About calibration of car-following dynamics of automated and human-driven vehicles: Methodology, guidelines and codes
Vincenzo Punzo, Zuduo Zheng, Marcello Montanino
Abstract
A comprehensive literature review reveals that there exist lots of ambiguities, confusion and even contradictions in setting a car-following calibration problem. In particular, confusion arises in the selection of measure of performances and goodness-of-fit functions. In this study, a methodology to compare and rank objective functions is thus proposed, which is based on Pareto-efficiency and on indifference curves. The methodology has been applied to all objective functions used in the field literature so far (and to new ones), in a vast set of calibration experiments. The experiments involved two car-following models and two adaptive cruise control (ACC) algorithms, and four different datasets, including both automated and human-driven vehicles trajectories. Since results are consistent among all the calibration experiments, a sound and robust guideline to calibrate car-following dynamics has been proposed.
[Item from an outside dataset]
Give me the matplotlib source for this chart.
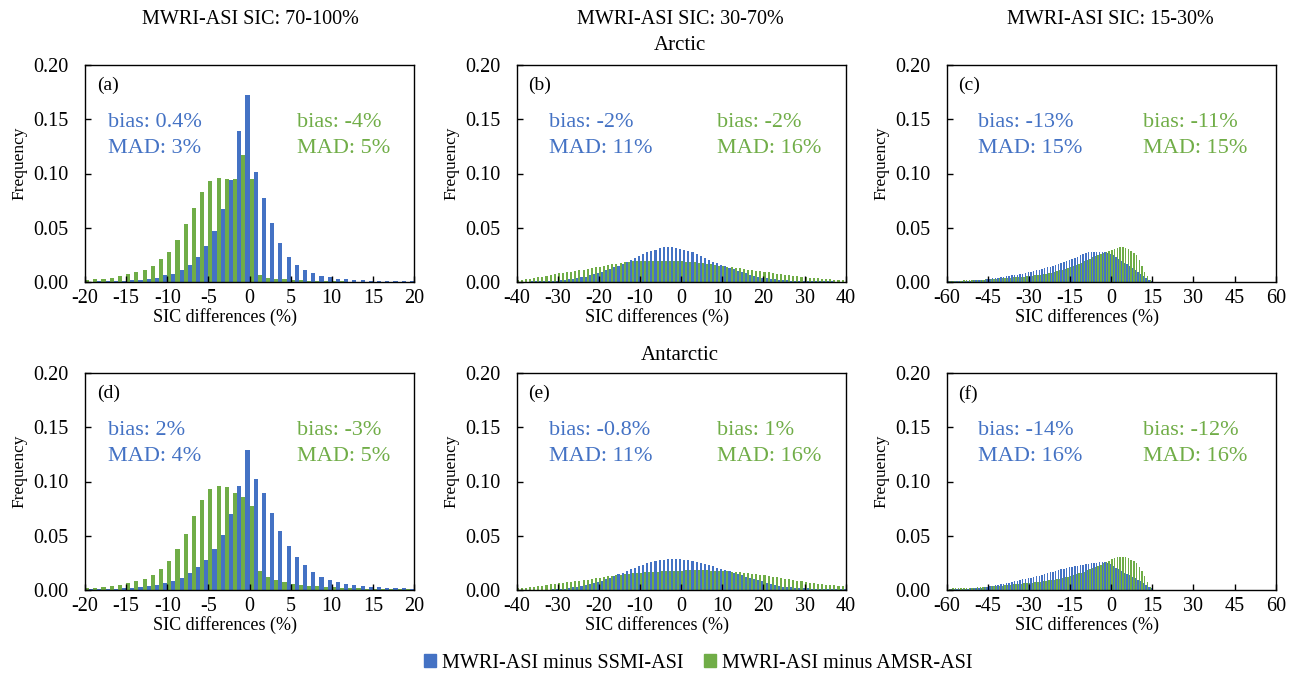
import numpy as np
import matplotlib.pyplot as plt
from matplotlib.patches import Patch

plt.rcParams['font.family'] = ['Liberation Serif', 'DejaVu Serif']
plt.rcParams['axes.unicode_minus'] = False

BLUE = "#4472C4"
GREEN = "#70AD47"

# =====================================================
# data: frequency per 1% bin
# =====================================================

# SIC 70-100%, bins -20..20
bins_high = np.arange(-19.5, 20, 1.0)
# SIC 30-70%, bins -40..40
bins_mid = np.arange(-39.5, 40, 1.0)
# SIC 15-30%, bins -60..15
bins_low = np.arange(-59.5, 15, 1.0)

a_blue = [0.0004, 0.0005, 0.0007, 0.0010, 0.0012, 0.0015, 0.0020, 0.0030, 0.0037, 0.0060,
          0.0078, 0.0110, 0.0160, 0.0226, 0.0330, 0.0470, 0.0670, 0.0940, 0.1390, 0.1720,
          0.1010, 0.0770, 0.0540, 0.0360, 0.0235, 0.0160, 0.0110, 0.0080, 0.0056, 0.0043,
          0.0030, 0.0025, 0.0019, 0.0015, 0.0012, 0.0010, 0.0009, 0.0008, 0.0007, 0.0006]
a_green = [0.0020, 0.0025, 0.0030, 0.0040, 0.0053, 0.0070, 0.0090, 0.0115, 0.0150, 0.0210,
           0.0280, 0.0390, 0.0530, 0.0680, 0.0830, 0.0930, 0.0960, 0.0945, 0.0945, 0.1170,
           0.0950, 0.0065, 0.0040, 0.0030, 0.0025, 0.0020, 0.0015, 0.0012, 0.0010, 0.0008,
           0.0006, 0.0005, 0.0004, 0.0003, 0.0003, 0.0002, 0.0002, 0.0001, 0.0001, 0.0001]

d_blue = [0.0005, 0.0007, 0.0009, 0.0012, 0.0016, 0.0022, 0.0028, 0.0037, 0.0050, 0.0068,
          0.0087, 0.0115, 0.0158, 0.0210, 0.0280, 0.0380, 0.0510, 0.0700, 0.0960, 0.1290,
          0.1020, 0.0890, 0.0710, 0.0545, 0.0405, 0.0300, 0.0230, 0.0170, 0.0124, 0.0093,
          0.0071, 0.0056, 0.0046, 0.0037, 0.0030, 0.0025, 0.0020, 0.0017, 0.0014, 0.0012]
d_green = [0.0016, 0.0022, 0.0028, 0.0037, 0.0050, 0.0062, 0.0080, 0.0105, 0.0142, 0.0195,
           0.0270, 0.0380, 0.0520, 0.0680, 0.0830, 0.0930, 0.0963, 0.0945, 0.0890, 0.0855,
           0.0774, 0.0173, 0.0124, 0.0096, 0.0071, 0.0059, 0.0050, 0.0040, 0.0034, 0.0028,
           0.0024, 0.0020, 0.0017, 0.0014, 0.0012, 0.0010, 0.0009, 0.0008, 0.0007, 0.0006]

b_blue = [0.0003, 0.0003, 0.0004, 0.0005, 0.0005, 0.0006, 0.0007, 0.0008, 0.0010, 0.0012,
          0.0015, 0.0020, 0.0025, 0.0031, 0.0038, 0.0044, 0.0050, 0.0060, 0.0070, 0.0082,
          0.0094, 0.0108, 0.0123, 0.0137, 0.0150, 0.0165, 0.0180, 0.0200, 0.0220, 0.0240,
          0.0258, 0.0273, 0.0286, 0.0298, 0.0310, 0.0318, 0.0321, 0.0320, 0.0315, 0.0305,
          0.0293, 0.0283, 0.0272, 0.0258, 0.0243, 0.0225, 0.0205, 0.0188, 0.0172, 0.0157,
          0.0145, 0.0130, 0.0118, 0.0105, 0.0093, 0.0080, 0.0068, 0.0058, 0.0048, 0.0040,
          0.0034, 0.0028, 0.0024, 0.0019, 0.0016, 0.0014, 0.0012, 0.0011, 0.0010, 0.0009,
          0.0009, 0.0008, 0.0007, 0.0006, 0.0006, 0.0005, 0.0005, 0.0004, 0.0004, 0.0004]
b_green = [0.0019, 0.0022, 0.0025, 0.0030, 0.0038, 0.0043, 0.0050, 0.0057, 0.0066, 0.0073,
           0.0080, 0.0085, 0.0090, 0.0095, 0.0100, 0.0106, 0.0113, 0.0120, 0.0129, 0.0135,
           0.0142, 0.0148, 0.0154, 0.0162, 0.0170, 0.0175, 0.0180, 0.0185, 0.0190, 0.0191,
           0.0192, 0.0193, 0.0194, 0.0195, 0.0195, 0.0195, 0.0195, 0.0195, 0.0194, 0.0193,
           0.0191, 0.0188, 0.0184, 0.0180, 0.0177, 0.0173, 0.0169, 0.0163, 0.0157, 0.0151,
           0.0146, 0.0140, 0.0135, 0.0130, 0.0125, 0.0120, 0.0115, 0.0109, 0.0104, 0.0099,
           0.0093, 0.0088, 0.0082, 0.0077, 0.0071, 0.0066, 0.0061, 0.0057, 0.0053, 0.0049,
           0.0045, 0.0041, 0.0038, 0.0034, 0.0031, 0.0028, 0.0025, 0.0022, 0.0020, 0.0018]

e_blue = [0.0002, 0.0002, 0.0002, 0.0003, 0.0003, 0.0003, 0.0004, 0.0004, 0.0005, 0.0005,
          0.0008, 0.0012, 0.0018, 0.0025, 0.0032, 0.0040, 0.0048, 0.0056, 0.0065, 0.0074,
          0.0087, 0.0100, 0.0115, 0.0130, 0.0145, 0.0160, 0.0175, 0.0190, 0.0205, 0.0220,
          0.0235, 0.0250, 0.0260, 0.0269, 0.0276, 0.0281, 0.0283, 0.0284, 0.0284, 0.0282,
          0.0278, 0.0272, 0.0266, 0.0258, 0.0248, 0.0238, 0.0228, 0.0217, 0.0207, 0.0196,
          0.0185, 0.0171, 0.0157, 0.0146, 0.0136, 0.0123, 0.0110, 0.0100, 0.0090, 0.0079,
          0.0068, 0.0057, 0.0046, 0.0038, 0.0030, 0.0027, 0.0025, 0.0022, 0.0019, 0.0017,
          0.0015, 0.0013, 0.0012, 0.0011, 0.0010, 0.0009, 0.0008, 0.0007, 0.0006, 0.0005]
e_green = [0.0015, 0.0018, 0.0021, 0.0024, 0.0028, 0.0033, 0.0038, 0.0044, 0.0052, 0.0058,
           0.0065, 0.0069, 0.0074, 0.0078, 0.0083, 0.0087, 0.0091, 0.0095, 0.0100, 0.0106,
           0.0113, 0.0120, 0.0127, 0.0132, 0.0137, 0.0141, 0.0145, 0.0149, 0.0153, 0.0157,
           0.0160, 0.0163, 0.0166, 0.0168, 0.0170, 0.0172, 0.0174, 0.0175, 0.0177, 0.0178,
           0.0179, 0.0180, 0.0180, 0.0180, 0.0180, 0.0180, 0.0180, 0.0179, 0.0178, 0.0177,
           0.0175, 0.0173, 0.0170, 0.0167, 0.0164, 0.0160, 0.0155, 0.0150, 0.0145, 0.0140,
           0.0134, 0.0128, 0.0123, 0.0117, 0.0111, 0.0105, 0.0099, 0.0093, 0.0087, 0.0080,
           0.0074, 0.0068, 0.0063, 0.0057, 0.0052, 0.0049, 0.0046, 0.0043, 0.0040, 0.0037]

c_blue = [0.0005, 0.0006, 0.0007, 0.0008, 0.0009, 0.0010, 0.0011, 0.0012, 0.0013, 0.0014,
          0.0016, 0.0018, 0.0020, 0.0023, 0.0026, 0.0030, 0.0033, 0.0036, 0.0040, 0.0044,
          0.0048, 0.0052, 0.0056, 0.0060, 0.0064, 0.0068, 0.0073, 0.0078, 0.0083, 0.0088,
          0.0094, 0.0100, 0.0107, 0.0114, 0.0121, 0.0128, 0.0134, 0.0142, 0.0150, 0.0159,
          0.0168, 0.0178, 0.0188, 0.0197, 0.0206, 0.0215, 0.0225, 0.0235, 0.0245, 0.0256,
          0.0266, 0.0272, 0.0276, 0.0279, 0.0280, 0.0281, 0.0281, 0.0278, 0.0270, 0.0262,
          0.0248, 0.0232, 0.0215, 0.0195, 0.0178, 0.0162, 0.0145, 0.0128, 0.0110, 0.0092,
          0.0075, 0.0057, 0.0040, 0.0022, 0.0010]
c_green = [0.0008, 0.0009, 0.0010, 0.0011, 0.0012, 0.0013, 0.0014, 0.0015, 0.0016, 0.0017,
           0.0018, 0.0019, 0.0021, 0.0022, 0.0024, 0.0025, 0.0027, 0.0029, 0.0031, 0.0033,
           0.0035, 0.0036, 0.0038, 0.0040, 0.0042, 0.0044, 0.0046, 0.0048, 0.0050, 0.0052,
           0.0054, 0.0057, 0.0060, 0.0064, 0.0068, 0.0072, 0.0077, 0.0082, 0.0087, 0.0093,
           0.0100, 0.0107, 0.0114, 0.0121, 0.0128, 0.0136, 0.0145, 0.0155, 0.0166, 0.0177,
           0.0190, 0.0203, 0.0215, 0.0227, 0.0238, 0.0250, 0.0260, 0.0270, 0.0278, 0.0286,
           0.0296, 0.0308, 0.0315, 0.0318, 0.0318, 0.0313, 0.0305, 0.0290, 0.0270, 0.0245,
           0.0205, 0.0150, 0.0095, 0.0052, 0.0020]

f_blue = [0.0004, 0.0005, 0.0006, 0.0007, 0.0008, 0.0009, 0.0010, 0.0012, 0.0014, 0.0016,
          0.0018, 0.0020, 0.0023, 0.0026, 0.0030, 0.0034, 0.0038, 0.0043, 0.0048, 0.0053,
          0.0058, 0.0063, 0.0069, 0.0075, 0.0080, 0.0086, 0.0092, 0.0098, 0.0104, 0.0110,
          0.0115, 0.0121, 0.0127, 0.0133, 0.0140, 0.0147, 0.0154, 0.0162, 0.0170, 0.0178,
          0.0188, 0.0193, 0.0198, 0.0203, 0.0208, 0.0213, 0.0218, 0.0223, 0.0228, 0.0233,
          0.0238, 0.0242, 0.0246, 0.0250, 0.0253, 0.0255, 0.0256, 0.0254, 0.0250, 0.0240,
          0.0222, 0.0205, 0.0190, 0.0175, 0.0160, 0.0147, 0.0134, 0.0120, 0.0108, 0.0096,
          0.0082, 0.0066, 0.0048, 0.0030, 0.0014]
f_green = [0.0012, 0.0013, 0.0014, 0.0015, 0.0016, 0.0017, 0.0018, 0.0019, 0.0020, 0.0021,
           0.0022, 0.0024, 0.0025, 0.0027, 0.0029, 0.0031, 0.0033, 0.0035, 0.0037, 0.0039,
           0.0041, 0.0043, 0.0046, 0.0048, 0.0051, 0.0053, 0.0056, 0.0059, 0.0062, 0.0064,
           0.0066, 0.0069, 0.0072, 0.0075, 0.0078, 0.0081, 0.0084, 0.0088, 0.0092, 0.0096,
           0.0100, 0.0105, 0.0111, 0.0117, 0.0123, 0.0130, 0.0137, 0.0145, 0.0153, 0.0161,
           0.0170, 0.0180, 0.0190, 0.0200, 0.0210, 0.0222, 0.0235, 0.0245, 0.0256, 0.0270,
           0.0287, 0.0298, 0.0304, 0.0306, 0.0305, 0.0300, 0.0292, 0.0280, 0.0266, 0.0245,
           0.0215, 0.0175, 0.0128, 0.0075, 0.0030]

col_titles = ["MWRI-ASI SIC: 70-100%", "MWRI-ASI SIC: 30-70%", "MWRI-ASI SIC: 15-30%"]
labels = ["(a)", "(b)", "(c)", "(d)", "(e)", "(f)"]
bias_blue = ["0.4%", "-2%", "-13%", "2%", "-0.8%", "-14%"]
mad_blue = ["3%", "11%", "15%", "4%", "11%", "16%"]
bias_green = ["-4%", "-2%", "-11%", "-3%", "1%", "-12%"]
mad_green = ["5%", "16%", "15%", "5%", "16%", "16%"]

# =====================================================
# figure
# =====================================================

fig = plt.figure(figsize=(12.96, 6.78), dpi=100)

lefts = [85, 516.7, 946.7]
tops = [65, 373]
W, H = 1296.0, 678.0
aw, ah = 329.0, 217.0

panels = [
    (bins_high, a_blue, a_green, 20, 5),
    (bins_mid, b_blue, b_green, 40, 10),
    (bins_low, c_blue, c_green, 60, 15),
    (bins_high, d_blue, d_green, 20, 5),
    (bins_mid, e_blue, e_green, 40, 10),
    (bins_low, f_blue, f_green, 60, 15),
]
text_x = [(0.07, 0.645), (0.098, 0.608), (0.095, 0.597)]

for i, (xb, yb, yg, lim, step) in enumerate(panels):
    row, col = divmod(i, 3)
    ax = fig.add_axes([lefts[col] / W, 1 - (tops[row] + ah) / H, aw / W, ah / H])
    ax.bar(xb - 0.25, yg, width=0.5, color=GREEN, linewidth=0)
    ax.bar(xb + 0.25, yb, width=0.5, color=BLUE, linewidth=0)
    ax.set_xlim(-lim, lim)
    ax.set_ylim(0, 0.2)
    ax.set_xticks(np.arange(-lim, lim + 1, step))
    ax.set_yticks([0, 0.05, 0.10, 0.15, 0.20])
    ax.set_yticklabels(["0.00", "0.05", "0.10", "0.15", "0.20"])
    ax.tick_params(direction="in", length=4, width=1, labelsize=14.5)
    ax.tick_params(axis="y", pad=12)
    ax.tick_params(axis="x", pad=5)
    for s in ax.spines.values():
        s.set_linewidth(1.0)
    ax.set_xlabel("SIC differences (%)", fontsize=13)
    ax.set_ylabel("Frequency", fontsize=12.5)
    ax.xaxis.set_label_coords(0.425, -0.12)
    ax.yaxis.set_label_coords(-0.175, 0.545)

    ax.text(0.036, 0.905, labels[i], transform=ax.transAxes, fontsize=14,
            va="center", ha="left")
    bx, gx = text_x[col]
    ax.text(bx, 0.735, "bias: " + bias_blue[i], transform=ax.transAxes,
            fontsize=16, color=BLUE, va="center")
    ax.text(bx, 0.615, "MAD: " + mad_blue[i], transform=ax.transAxes,
            fontsize=16, color=BLUE, va="center")
    ax.text(gx, 0.735, "bias: " + bias_green[i], transform=ax.transAxes,
            fontsize=16, color=GREEN, va="center")
    ax.text(gx, 0.615, "MAD: " + mad_green[i], transform=ax.transAxes,
            fontsize=16, color=GREEN, va="center")

# column titles and hemisphere labels
for cx, t in zip([250, 680, 1110], col_titles):
    fig.text(cx / W, 1 - 20 / H, t, ha="center", va="center", fontsize=14.5)
fig.text(680 / W, 1 - 46 / H, "Arctic", ha="center", va="center", fontsize=15)
fig.text(680 / W, 1 - 355 / H, "Antarctic", ha="center", va="center", fontsize=15)

handles = [Patch(color=BLUE, label="MWRI-ASI minus SSMI-ASI"),
           Patch(color=GREEN, label="MWRI-ASI minus AMSR-ASI")]
fig.legend(handles=handles, loc="center", bbox_to_anchor=(698 / W, 1 - 663 / H),
           ncol=2, frameon=False, fontsize=14.5, handlelength=0.6, handleheight=0.6,
           columnspacing=1.0, handletextpad=0.3)

plt.savefig("out.png", dpi=100)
It includes recommendation about what calibration settings should be avoided and what are to be adopted. On the one hand, a general agreement on a sound calibration setting for car-following models is deemed necessary for comparing results from different studies which use different models and datasets. On the other hand, any new car-following model or objective function being developed in the future shall be compared with existing ones in a fair and impartial manner. For these reasons, and to promote and enable transparent and reproducible research, codes and data from this study are shared with the community.